3.5 out of 5 Stars!
After leaving the band Gamma in the early ’80s, and prior to releasing a string of instrumental and experimental solo albums, legendary guitarist Ronnie Montrose joined up again with Gamma bassist Glenn Letsch, also snagged both drummer James Kottak (future Scorpions/Kingdom Come/Warrant) and vocalist Johnny Edwards (future Foreigner/King Kobra) from the band Buster Brown, and resurrected his famous namesake group from the ’70s. More importantly, he returned to his hard-rockin’ roots on 1987’s Mean.
And although the revamped group didn’t create another “classic masterpiece” to equal the original lineup’s stunning 1973 debut, it did produce a fairly enjoyable album nonetheless, with some stompin’, riff-heavy, and catchy tracks such as “M For Machine,” “Pass It On,” “Man of the Hour,” “Don’t Damage the Rock,” and “Flesh and Blood.” Although, in my opinion, the album contains a few filler tracks, the majority of the tunes feature pounding rhythms, powerful vocals, and the fantastic fretwork for which Ronnie Montrose was renowned, displaying the renewed lineup’s potential.

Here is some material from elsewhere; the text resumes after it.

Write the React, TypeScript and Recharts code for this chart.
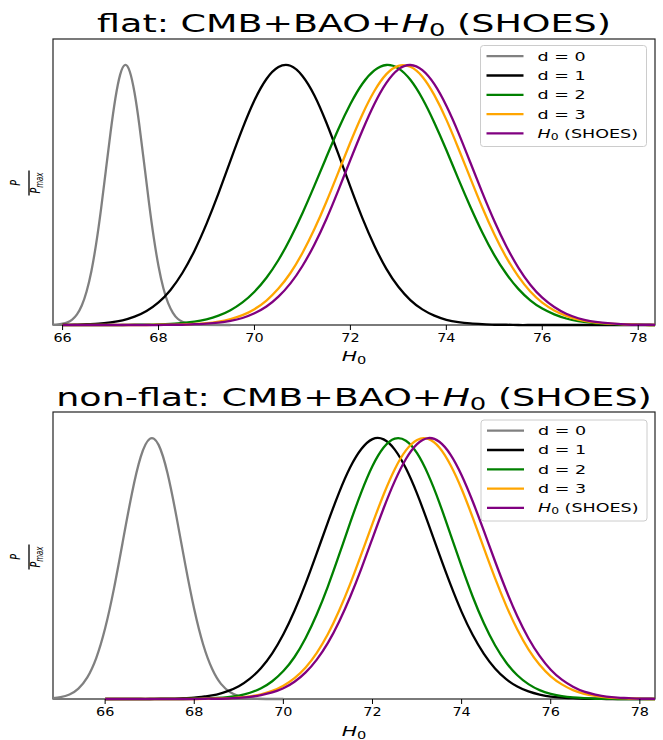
import React from "react";
import { Line, LineChart, XAxis, YAxis } from "recharts";

// the reference figure is stretched sideways, so all text is scaled on x
const SX = 1.46;
const FONT = "'DejaVu Sans', sans-serif";

const seriesNames = ["d = 0", "d = 1", "d = 2", "d = 3", "SHOES"];
const seriesColors = ["#808080", "#000000", "#008000", "#ffa500", "#800080"];
const xTicks = [66, 68, 70, 72, 74, 76, 78];

// shared H0 grid for the wide curves
const h0Grid = [
  66, 66.25, 66.5, 66.75, 67, 67.25, 67.5, 67.75, 68, 68.25, 68.5, 68.75, 69, 69.25, 69.5, 69.75,
  70, 70.25, 70.5, 70.75, 71, 71.25, 71.5, 71.75, 72, 72.25, 72.5, 72.75, 73, 73.25, 73.5, 73.75,
  74, 74.25, 74.5, 74.75, 75, 75.25, 75.5, 75.75, 76, 76.25, 76.5, 76.75, 77, 77.25, 77.5, 77.75,
  78, 78.25, 78.5,
];

// flat: CMB+BAO+H0 (SHOES)
const flatNarrowGrid = [
  65.8, 65.9, 66, 66.1, 66.2, 66.3, 66.4, 66.5, 66.6, 66.7, 66.8, 66.9, 67, 67.1, 67.2, 67.3,
  67.4, 67.5, 67.6, 67.7, 67.8, 67.9, 68, 68.1, 68.2, 68.3, 68.4, 68.5, 68.6, 68.7, 68.8, 69.5,
];
const flatD0 = [
  0.001, 0.002, 0.005, 0.01, 0.021, 0.041, 0.075, 0.129, 0.207, 0.313, 0.444, 0.592, 0.741, 0.871,
  0.963, 1.0, 0.975, 0.893, 0.769, 0.622, 0.472, 0.337, 0.226, 0.142, 0.084, 0.047, 0.024, 0.012,
  0.006, 0.002, 0.001, 0,
];
const flatD1 = [
  0.001, 0.001, 0.003, 0.005, 0.01, 0.018, 0.032, 0.054, 0.087, 0.135, 0.201, 0.286, 0.389, 0.506,
  0.632, 0.755, 0.864, 0.946, 0.992, 0.997, 0.958, 0.883, 0.778, 0.657, 0.531, 0.411, 0.305, 0.216,
  0.147, 0.096, 0.06, 0.036, 0.02, 0.011, 0.006, 0.003, 0.001, 0.001, 0, 0, 0, 0, 0, 0, 0, 0, 0, 0,
  0, 0, 0,
];
const flatD2 = [
  0, 0, 0, 0, 0, 0, 0.001, 0.001, 0.002, 0.004, 0.008, 0.013, 0.022, 0.036, 0.057, 0.087, 0.128,
  0.182, 0.25, 0.334, 0.43, 0.536, 0.646, 0.754, 0.85, 0.928, 0.979, 1.0, 0.987, 0.943, 0.871,
  0.778, 0.673, 0.562, 0.455, 0.356, 0.269, 0.197, 0.139, 0.095, 0.063, 0.041, 0.025, 0.015, 0.009,
  0.005, 0.003, 0.001, 0.001, 0, 0,
];
const flatD3 = [
  0, 0, 0, 0, 0, 0, 0, 0, 0.001, 0.001, 0.002, 0.004, 0.007, 0.013, 0.023, 0.038, 0.061, 0.094,
  0.14, 0.2, 0.277, 0.369, 0.474, 0.588, 0.703, 0.81, 0.9, 0.965, 0.997, 0.993, 0.955, 0.884, 0.79,
  0.68, 0.565, 0.452, 0.349, 0.26, 0.187, 0.129, 0.086, 0.056, 0.035, 0.021, 0.012, 0.007, 0.004,
  0.002, 0.001, 0, 0,
];
const flatShoes = [
  0, 0, 0, 0, 0, 0, 0, 0, 0, 0.001, 0.001, 0.003, 0.005, 0.009, 0.016, 0.027, 0.045, 0.071, 0.109,
  0.16, 0.227, 0.31, 0.408, 0.519, 0.635, 0.748, 0.85, 0.931, 0.983, 1.0, 0.98, 0.926, 0.843, 0.74,
  0.625, 0.509, 0.4, 0.303, 0.221, 0.155, 0.105, 0.069, 0.043, 0.026, 0.015, 0.009, 0.005, 0.002,
  0.001, 0.001, 0,
];

// non-flat: CMB+BAO+H0 (SHOES)
const nonflatNarrowGrid = [
  64.8, 65, 65.2, 65.4, 65.6, 65.8, 66, 66.2, 66.4, 66.6, 66.8, 67, 67.2, 67.4, 67.6, 67.8, 68,
  68.2, 68.4, 68.6, 68.8, 69, 69.2, 69.4, 70,
];
const nonflatD0 = [
  0.003, 0.007, 0.017, 0.04, 0.083, 0.157, 0.271, 0.425, 0.607, 0.787, 0.929, 0.997, 0.974, 0.865,
  0.699, 0.514, 0.344, 0.209, 0.116, 0.058, 0.027, 0.011, 0.004, 0.001, 0,
];
const nonflatD1 = [
  0, 0, 0, 0, 0, 0.001, 0.001, 0.003, 0.005, 0.01, 0.017, 0.03, 0.049, 0.078, 0.119, 0.175, 0.248,
  0.338, 0.443, 0.559, 0.678, 0.791, 0.888, 0.958, 0.996, 0.995, 0.956, 0.884, 0.787, 0.673, 0.554,
  0.439, 0.334, 0.245, 0.173, 0.117, 0.076, 0.048, 0.029, 0.017, 0.009, 0.005, 0.003, 0.001, 0.001,
  0, 0, 0, 0, 0, 0,
];
const nonflatD2 = [
  0, 0, 0, 0, 0, 0, 0, 0, 0.001, 0.002, 0.004, 0.007, 0.013, 0.024, 0.041, 0.068, 0.107, 0.161,
  0.234, 0.325, 0.432, 0.552, 0.676, 0.793, 0.893, 0.964, 0.998, 0.99, 0.942, 0.86, 0.753, 0.631,
  0.508, 0.392, 0.29, 0.206, 0.14, 0.091, 0.057, 0.034, 0.02, 0.011, 0.006, 0.003, 0.001, 0.001, 0,
  0, 0, 0, 0,
];
const nonflatD3 = [
  0, 0, 0, 0, 0, 0, 0, 0, 0, 0.001, 0.002, 0.003, 0.006, 0.01, 0.018, 0.031, 0.051, 0.08, 0.121,
  0.177, 0.249, 0.338, 0.441, 0.555, 0.672, 0.784, 0.881, 0.953, 0.993, 0.997, 0.964, 0.897, 0.805,
  0.695, 0.578, 0.463, 0.358, 0.266, 0.19, 0.131, 0.087, 0.056, 0.034, 0.02, 0.012, 0.006, 0.003,
  0.002, 0.001, 0, 0,
];
const nonflatShoes = [
  0, 0, 0, 0, 0, 0, 0, 0, 0, 0.001, 0.001, 0.002, 0.004, 0.008, 0.015, 0.025, 0.041, 0.066, 0.102,
  0.151, 0.215, 0.296, 0.392, 0.5, 0.616, 0.731, 0.835, 0.92, 0.977, 1.0, 0.986, 0.937, 0.858,
  0.757, 0.644, 0.528, 0.417, 0.317, 0.233, 0.165, 0.112, 0.074, 0.047, 0.028, 0.017, 0.009, 0.005,
  0.003, 0.001, 0.001, 0,
];

const toPoints = (xs: number[], ys: number[]) => xs.map((h0, i) => ({ h0, p: ys[i] }));

const flatSeries = [
  toPoints(flatNarrowGrid, flatD0),
  toPoints(h0Grid, flatD1),
  toPoints(h0Grid, flatD2),
  toPoints(h0Grid, flatD3),
  toPoints(h0Grid, flatShoes),
];
const nonflatSeries = [
  toPoints(nonflatNarrowGrid, nonflatD0),
  toPoints(h0Grid, nonflatD1),
  toPoints(h0Grid, nonflatD2),
  toPoints(h0Grid, nonflatD3),
  toPoints(h0Grid, nonflatShoes),
];

const StretchTick = (props: any) => {
  const { x, y, payload } = props;
  return (
    <g transform={`translate(${x},${y}) scale(1.2,1)`}>
      <text x={0} y={0} dy={9.5} textAnchor="middle" fontSize={12} fill="#000" fontFamily={FONT}>
        {payload.value}
      </text>
    </g>
  );
};

const Panel = ({ top, marginTop, marginBottom, domain, series }: any) => (
  <div style={{ position: "absolute", left: 0, top, width: 663, height: 370 }}>
    <LineChart width={663} height={370} margin={{ top: marginTop, right: 8, bottom: marginBottom, left: 53 }}>
      <XAxis
        dataKey="h0"
        type="number"
        domain={domain}
        allowDataOverflow
        ticks={xTicks}
        interval={0}
        height={30}
        axisLine={false}
        tickLine={{ stroke: "#000" }}
        tickSize={5}
        tick={(p: any) => <StretchTick {...p} />}
      />
      <YAxis hide type="number" domain={[0, 1.1]} />
      {series.map((pts: any, i: number) => (
        <Line
          key={seriesNames[i]}
          data={pts}
          dataKey="p"
          name={seriesNames[i]}
          type="natural"
          stroke={seriesColors[i]}
          strokeWidth={2.3}
          dot={false}
          isAnimationActive={false}
        />
      ))}
    </LineChart>
  </div>
);

const Title = ({ cx, y, prefix }: any) => (
  <g transform={`translate(${cx},${y}) scale(1.52,1)`}>
    <text x={0} y={0} textAnchor="middle" fontSize={24} fill="#000">
      {prefix}CMB+BAO+<tspan fontStyle="italic">H</tspan>
      <tspan fontSize={17} dy={3.5}>0</tspan>
      <tspan dy={-3.5}> (SHOES)</tspan>
    </text>
  </g>
);

const XLabel = ({ cx, y }: any) => (
  <g transform={`translate(${cx},${y}) scale(${SX},1)`}>
    <text x={0} y={0} textAnchor="middle" fontSize={14} fill="#000">
      <tspan fontStyle="italic">H</tspan>
      <tspan fontSize={10} dy={3}>0</tspan>
    </text>
  </g>
);

const YLabel = ({ x, y }: any) => (
  <g transform={`translate(${x},${y}) scale(${SX},1) rotate(-90)`}>
    <text x={0} y={-6} textAnchor="middle" fontSize={9.5} fontStyle="italic" fill="#000">P</text>
    <line x1={-12.5} x2={12.5} y1={0} y2={0} stroke="#000" strokeWidth={0.9} />
    <text x={0} y={7.5} textAnchor="middle" fontSize={9.5} fontStyle="italic" fill="#000">
      P<tspan fontSize={7} dy={1.8}>max</tspan>
    </text>
  </g>
);

const LegendBox = ({ x, y }: any) => (
  <g>
    <rect x={x} y={y} width={166} height={101} rx={3} fill="#fff" fillOpacity={0.8} stroke="#cccccc" />
    {seriesNames.map((name, i) => {
      const cy = y + 10.7 + i * 19.3;
      return (
        <g key={name}>
          <line x1={x + 6} x2={x + 43} y1={cy} y2={cy} stroke={seriesColors[i]} strokeWidth={2.3} />
          <g transform={`translate(${x + 57},${cy + 4.4}) scale(${SX},1)`}>
            <text x={0} y={0} fontSize={12} fill="#000">
              {name === "SHOES" ? (
                <>
                  <tspan fontStyle="italic">H</tspan>
                  <tspan fontSize={8.5} dy={2}>0</tspan>
                  <tspan dy={-2}> (SHOES)</tspan>
                </>
              ) : (
                name
              )}
            </text>
          </g>
        </g>
      );
    })}
  </g>
);

export default function App() {
  return (
    <div style={{ position: "absolute", left: 0, top: 0, width: 663, height: 740, background: "#fff", fontFamily: FONT }}>
      <svg width={663} height={740} style={{ position: "absolute", left: 0, top: 0 }} fontFamily={FONT}>
        <rect x={53} y={39} width={602} height={286} fill="none" stroke="#222" strokeWidth={1.2} />
        <rect x={53} y={412} width={602} height={287} fill="none" stroke="#222" strokeWidth={1.2} />
        <Title cx={354} y={32} prefix="flat: " />
        <Title cx={354} y={406} prefix="non-flat: " />
        <XLabel cx={354} y={361} />
        <XLabel cx={354} y={736} />
        <YLabel x={29} y={183} />
        <YLabel x={29} y={557} />
      </svg>
      <Panel top={0} marginTop={39} marginBottom={15} domain={[65.8, 78.35]} series={flatSeries} />
      <Panel top={370} marginTop={42} marginBottom={11} domain={[64.83, 78.34]} series={nonflatSeries} />
      <svg width={663} height={740} style={{ position: "absolute", left: 0, top: 0, pointerEvents: "none" }} fontFamily={FONT}>
        <LegendBox x={480.5} y={45.5} />
        <LegendBox x={481} y={420} />
      </svg>
    </div>
  );
}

Unfortunately, however, the album dropped to almost zero fanfare, going by virtually unnoticed (and I can’t help thinking it had something to do with the horribly bland cover, the original version displaying only the giant “M”—the CD version at least had the group name added). Anyway, the foursome released no additional material after Mean, and Ronnie instead headed down the solo-album path, leaving behind (for the most part) the driving Hard Rock genre. Such a shame.